● **TASK DESCRIPTION**: Transcribe the records below exactly as they appear, omitting any pictures.

● **RECORDED INFORMATION**:
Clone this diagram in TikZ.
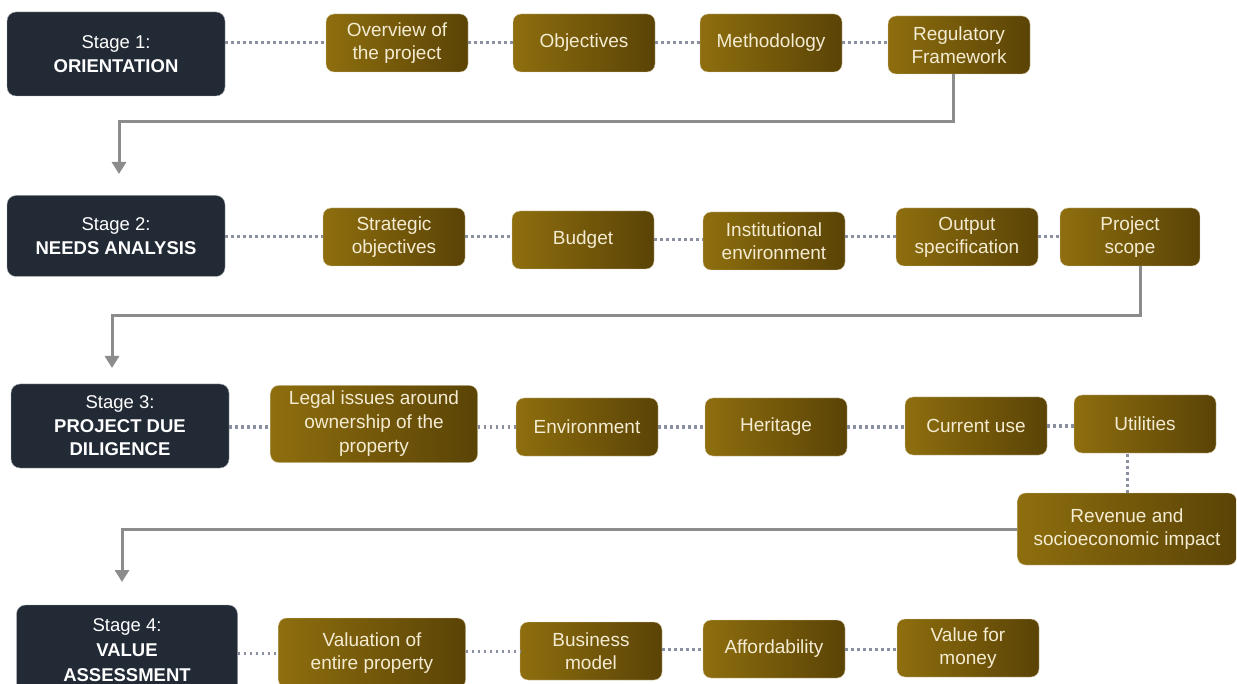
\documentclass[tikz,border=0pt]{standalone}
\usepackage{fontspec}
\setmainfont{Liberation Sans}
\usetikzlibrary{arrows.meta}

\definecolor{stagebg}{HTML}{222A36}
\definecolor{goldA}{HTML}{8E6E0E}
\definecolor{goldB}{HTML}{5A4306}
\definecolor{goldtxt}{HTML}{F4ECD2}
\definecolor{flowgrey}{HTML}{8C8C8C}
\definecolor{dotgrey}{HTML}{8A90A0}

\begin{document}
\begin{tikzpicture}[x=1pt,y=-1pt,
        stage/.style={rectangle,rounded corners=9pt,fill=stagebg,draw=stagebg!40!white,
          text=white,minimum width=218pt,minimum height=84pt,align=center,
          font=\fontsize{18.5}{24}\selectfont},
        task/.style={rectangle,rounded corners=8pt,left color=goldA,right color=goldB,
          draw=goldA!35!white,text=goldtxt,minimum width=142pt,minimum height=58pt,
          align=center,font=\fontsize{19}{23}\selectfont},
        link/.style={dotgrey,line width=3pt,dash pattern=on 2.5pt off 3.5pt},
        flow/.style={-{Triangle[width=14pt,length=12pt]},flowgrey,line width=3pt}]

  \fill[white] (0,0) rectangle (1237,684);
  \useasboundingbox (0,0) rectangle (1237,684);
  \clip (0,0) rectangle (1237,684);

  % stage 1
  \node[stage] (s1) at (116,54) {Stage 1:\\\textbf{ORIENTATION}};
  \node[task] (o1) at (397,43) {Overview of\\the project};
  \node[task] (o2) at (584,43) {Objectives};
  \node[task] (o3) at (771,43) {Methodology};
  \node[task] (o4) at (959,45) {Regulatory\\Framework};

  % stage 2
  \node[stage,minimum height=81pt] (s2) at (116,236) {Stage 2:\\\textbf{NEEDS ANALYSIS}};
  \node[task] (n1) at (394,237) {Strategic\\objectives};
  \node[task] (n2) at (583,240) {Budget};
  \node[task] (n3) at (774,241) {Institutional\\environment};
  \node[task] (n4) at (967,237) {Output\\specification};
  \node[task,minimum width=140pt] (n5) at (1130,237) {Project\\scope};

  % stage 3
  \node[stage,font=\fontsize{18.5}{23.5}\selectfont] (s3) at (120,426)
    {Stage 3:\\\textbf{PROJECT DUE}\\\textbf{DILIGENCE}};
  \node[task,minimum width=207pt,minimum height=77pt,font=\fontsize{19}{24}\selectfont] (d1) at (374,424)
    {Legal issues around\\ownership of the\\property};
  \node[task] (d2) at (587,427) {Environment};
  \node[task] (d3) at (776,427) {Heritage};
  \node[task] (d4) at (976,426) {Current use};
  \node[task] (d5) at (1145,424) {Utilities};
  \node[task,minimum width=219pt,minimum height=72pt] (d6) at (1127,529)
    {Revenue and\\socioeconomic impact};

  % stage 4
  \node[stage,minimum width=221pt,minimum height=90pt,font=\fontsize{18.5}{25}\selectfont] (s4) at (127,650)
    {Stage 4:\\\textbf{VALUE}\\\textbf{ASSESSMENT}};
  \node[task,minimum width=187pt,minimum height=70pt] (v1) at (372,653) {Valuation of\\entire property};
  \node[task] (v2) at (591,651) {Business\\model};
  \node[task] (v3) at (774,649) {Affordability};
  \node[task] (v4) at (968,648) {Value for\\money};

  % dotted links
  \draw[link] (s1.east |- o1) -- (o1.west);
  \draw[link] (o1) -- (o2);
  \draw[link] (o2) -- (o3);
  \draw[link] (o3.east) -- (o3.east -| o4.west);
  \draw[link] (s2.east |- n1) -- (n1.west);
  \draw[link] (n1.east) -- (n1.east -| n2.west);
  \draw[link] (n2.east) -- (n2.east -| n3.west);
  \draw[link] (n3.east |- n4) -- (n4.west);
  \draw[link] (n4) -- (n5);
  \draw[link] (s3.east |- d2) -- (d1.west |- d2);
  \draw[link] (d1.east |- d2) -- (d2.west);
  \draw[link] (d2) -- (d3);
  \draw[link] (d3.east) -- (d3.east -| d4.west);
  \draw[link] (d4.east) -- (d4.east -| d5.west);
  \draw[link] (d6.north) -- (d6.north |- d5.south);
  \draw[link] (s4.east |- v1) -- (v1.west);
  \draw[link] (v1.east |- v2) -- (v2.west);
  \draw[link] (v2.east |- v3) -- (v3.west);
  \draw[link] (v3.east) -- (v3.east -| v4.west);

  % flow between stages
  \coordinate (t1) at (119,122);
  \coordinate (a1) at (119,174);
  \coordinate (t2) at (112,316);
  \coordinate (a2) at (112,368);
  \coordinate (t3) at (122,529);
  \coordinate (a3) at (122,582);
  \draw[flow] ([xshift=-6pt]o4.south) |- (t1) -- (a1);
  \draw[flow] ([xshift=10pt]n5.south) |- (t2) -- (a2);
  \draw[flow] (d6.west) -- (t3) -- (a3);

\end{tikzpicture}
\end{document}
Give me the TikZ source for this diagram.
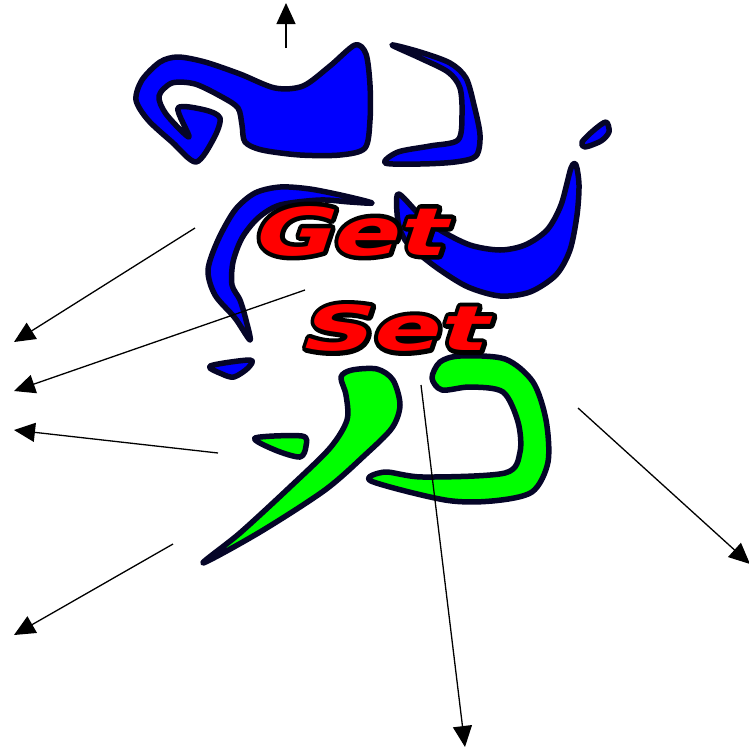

● **FINISHED ANSWER**:
Clone this diagram in TikZ.
\documentclass[tikz,border=0pt]{standalone}
\usepackage{fontspec}
\setmainfont{Liberation Sans}
\usetikzlibrary{arrows.meta}

\definecolor{stagebg}{HTML}{222A36}
\definecolor{goldA}{HTML}{8E6E0E}
\definecolor{goldB}{HTML}{5A4306}
\definecolor{goldtxt}{HTML}{F4ECD2}
\definecolor{flowgrey}{HTML}{8C8C8C}
\definecolor{dotgrey}{HTML}{8A90A0}

\begin{document}
\begin{tikzpicture}[x=1pt,y=-1pt,
        stage/.style={rectangle,rounded corners=9pt,fill=stagebg,draw=stagebg!40!white,
          text=white,minimum width=218pt,minimum height=84pt,align=center,
          font=\fontsize{18.5}{24}\selectfont},
        task/.style={rectangle,rounded corners=8pt,left color=goldA,right color=goldB,
          draw=goldA!35!white,text=goldtxt,minimum width=142pt,minimum height=58pt,
          align=center,font=\fontsize{19}{23}\selectfont},
        link/.style={dotgrey,line width=3pt,dash pattern=on 2.5pt off 3.5pt},
        flow/.style={-{Triangle[width=14pt,length=12pt]},flowgrey,line width=3pt}]

  \fill[white] (0,0) rectangle (1237,684);
  \useasboundingbox (0,0) rectangle (1237,684);
  \clip (0,0) rectangle (1237,684);

  % stage 1
  \node[stage] (s1) at (116,54) {Stage 1:\\\textbf{ORIENTATION}};
  \node[task] (o1) at (397,43) {Overview of\\the project};
  \node[task] (o2) at (584,43) {Objectives};
  \node[task] (o3) at (771,43) {Methodology};
  \node[task] (o4) at (959,45) {Regulatory\\Framework};

  % stage 2
  \node[stage,minimum height=81pt] (s2) at (116,236) {Stage 2:\\\textbf{NEEDS ANALYSIS}};
  \node[task] (n1) at (394,237) {Strategic\\objectives};
  \node[task] (n2) at (583,240) {Budget};
  \node[task] (n3) at (774,241) {Institutional\\environment};
  \node[task] (n4) at (967,237) {Output\\specification};
  \node[task,minimum width=140pt] (n5) at (1130,237) {Project\\scope};

  % stage 3
  \node[stage,font=\fontsize{18.5}{23.5}\selectfont] (s3) at (120,426)
    {Stage 3:\\\textbf{PROJECT DUE}\\\textbf{DILIGENCE}};
  \node[task,minimum width=207pt,minimum height=77pt,font=\fontsize{19}{24}\selectfont] (d1) at (374,424)
    {Legal issues around\\ownership of the\\property};
  \node[task] (d2) at (587,427) {Environment};
  \node[task] (d3) at (776,427) {Heritage};
  \node[task] (d4) at (976,426) {Current use};
  \node[task] (d5) at (1145,424) {Utilities};
  \node[task,minimum width=219pt,minimum height=72pt] (d6) at (1127,529)
    {Revenue and\\socioeconomic impact};

  % stage 4
  \node[stage,minimum width=221pt,minimum height=90pt,font=\fontsize{18.5}{25}\selectfont] (s4) at (127,650)
    {Stage 4:\\\textbf{VALUE}\\\textbf{ASSESSMENT}};
  \node[task,minimum width=187pt,minimum height=70pt] (v1) at (372,653) {Valuation of\\entire property};
  \node[task] (v2) at (591,651) {Business\\model};
  \node[task] (v3) at (774,649) {Affordability};
  \node[task] (v4) at (968,648) {Value for\\money};

  % dotted links
  \draw[link] (s1.east |- o1) -- (o1.west);
  \draw[link] (o1) -- (o2);
  \draw[link] (o2) -- (o3);
  \draw[link] (o3.east) -- (o3.east -| o4.west);
  \draw[link] (s2.east |- n1) -- (n1.west);
  \draw[link] (n1.east) -- (n1.east -| n2.west);
  \draw[link] (n2.east) -- (n2.east -| n3.west);
  \draw[link] (n3.east |- n4) -- (n4.west);
  \draw[link] (n4) -- (n5);
  \draw[link] (s3.east |- d2) -- (d1.west |- d2);
  \draw[link] (d1.east |- d2) -- (d2.west);
  \draw[link] (d2) -- (d3);
  \draw[link] (d3.east) -- (d3.east -| d4.west);
  \draw[link] (d4.east) -- (d4.east -| d5.west);
  \draw[link] (d6.north) -- (d6.north |- d5.south);
  \draw[link] (s4.east |- v1) -- (v1.west);
  \draw[link] (v1.east |- v2) -- (v2.west);
  \draw[link] (v2.east |- v3) -- (v3.west);
  \draw[link] (v3.east) -- (v3.east -| v4.west);

  % flow between stages
  \coordinate (t1) at (119,122);
  \coordinate (a1) at (119,174);
  \coordinate (t2) at (112,316);
  \coordinate (a2) at (112,368);
  \coordinate (t3) at (122,529);
  \coordinate (a3) at (122,582);
  \draw[flow] ([xshift=-6pt]o4.south) |- (t1) -- (a1);
  \draw[flow] ([xshift=10pt]n5.south) |- (t2) -- (a2);
  \draw[flow] (d6.west) -- (t3) -- (a3);

\end{tikzpicture}
\end{document}
Give me the TikZ source for this diagram.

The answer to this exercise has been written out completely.